Karnataka’s reward for backing the BJP again after ousting it in last year’s Assembly polls is three cabinet posts: for D.V. Sadananda Gowda, Ananth Kumar and Venkaiah Naidu (an Andhra Pradesh native who is a Rajya Sabha MP from Karnataka). G.M. Siddeswara has become a junior minister.
The party’s lone MP from Tamil Nadu, Pon Radhakrishnan, has been sworn in as a junior minister.
Modi is expected to announce the portfolios early tomorrow morning, if not late tonight.
Jaitley, his closest ally, could get two heavy-duty ministries, finance and defence. If that happens, he will effectively be the number two in the cabinet.
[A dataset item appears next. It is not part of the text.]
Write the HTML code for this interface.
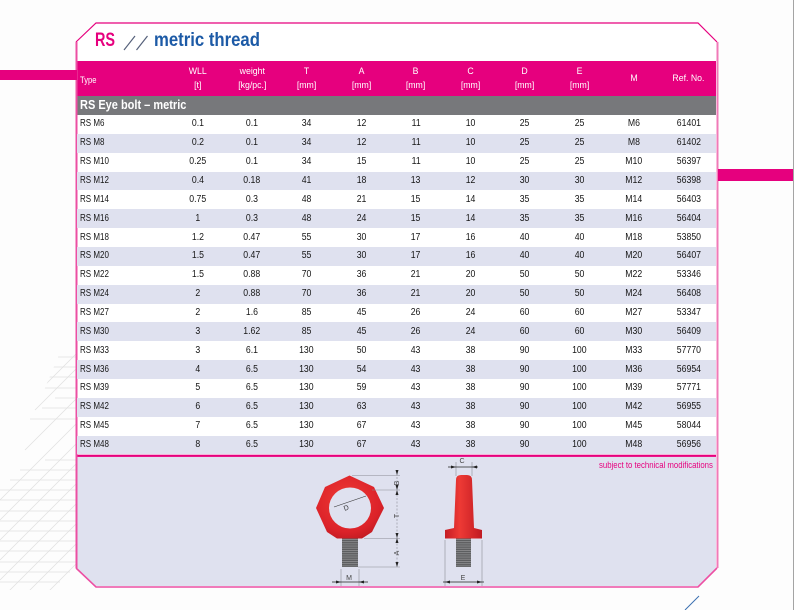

Rajnath is tipped to be the home minister and Sushma the external affairs minister.
Jaitley’s critics had thought he had blown his chances when he lost his debut Lok Sabha election from Amritsar, but eventually his two-decade-old relation of trust with Modi stood him in good stead.
Some sources mentioned other probable allocations with the rider that nothing was final till the formal announcement was made: Gadkari (roads and highways; shipping), Sadananda Gowda (railways), Ananth Kumar (chemicals and fertilisers), and Prasad (law and justice; communications). Uma, campaigning for the Ganga’s purification for years, could get water resources.
Venkaiah is expected to bag urban development and parliamentary affairs, which is unconventional because he is a Rajya Sabha MP. Parliamentary affairs has traditionally gone to a member of the lower House, with its demands of intricate floor management and outreaches to the Opposition.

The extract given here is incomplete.